Species of flowering plant

Heliopsis longipes is a rare species of flowering plant in the family Asteraceae. It has been found only in the states of Guanajuato, San Luis Potosí, Hidalgo, and Querétaro in north-central Mexico.

Locally called chilcuague, Azteca gold root, and many other names, it was considered powerful medicine for the prehispanic populations of México.

==Use and healing properties==
The root is chewed to numb the tongue and relieve pain in the teeth and throat. It has antibiotic properties (so it is traditionally used against throat infection, pharyngitis, tonsillitis, laryngitis, esophagitis, gingivitis and other infections even on the skin), it is also recognized as a powerful antifungal (traditionally used against athlete's foot, onychomycosis, dandruff and candidiasis or milkweed), is analgesic, antiseptic, anesthetic it is traditionally used in the painful dentition presented by babies helping to immediately eliminate the discomfort caused by the appearance of the first teeth).

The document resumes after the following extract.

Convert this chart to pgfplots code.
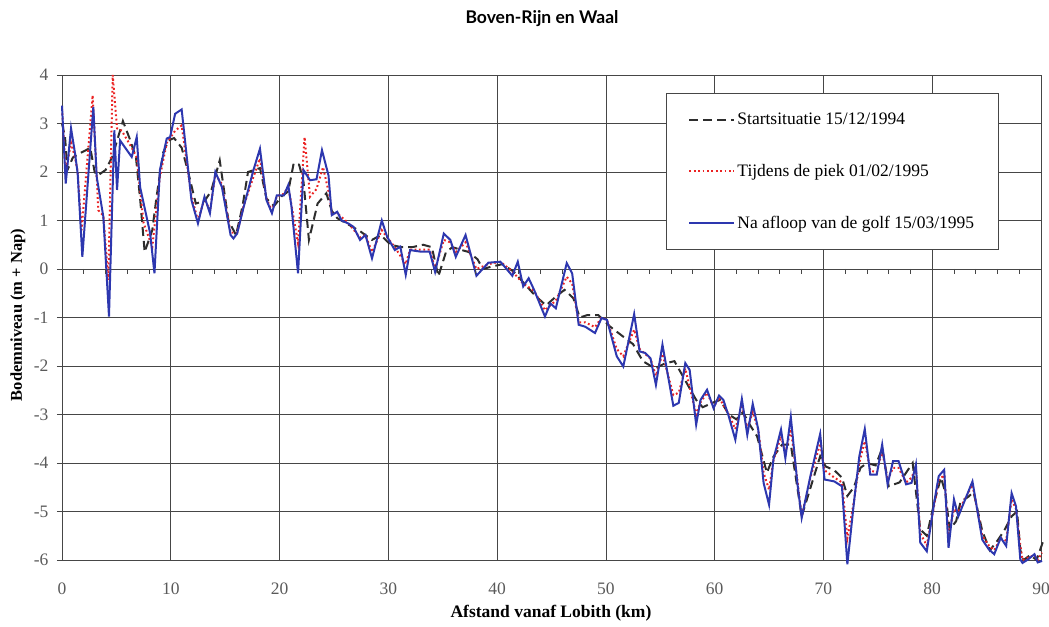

It is also used as a condiment in foods and alcoholic beverages. It has depurative properties. Upon ingestion, it produces abundant secretions of bodily fluids such as saliva, sweat and urine due to its influence on the maxillary gland, which is why it was used by Chichimecas both as a condiment and as a natural medicine.

The word chilcuague has its origin in the Nahuatl because this plant was recognized as Chilcoatl (chil for spicy and coatl for the shape of its root that looks like a snake), in the markets it is also known with the following names: herb grindstone, chil cuas, chilcuan, chilcmecatl, Aztec root, gold root, chili de palo, palo de duende, among others. When chewing it has a sialogogous effect (stimulating the production of saliva), which in turn has several effects on the organism, among them those produced by the digestive enzymes present in saliva (amylase and lipase), buffering and neutralizing the pH of the stomach and the oral cavity, instantaneously controlling reflux, acidity and gastritis, and promoting the secretion of endorphins.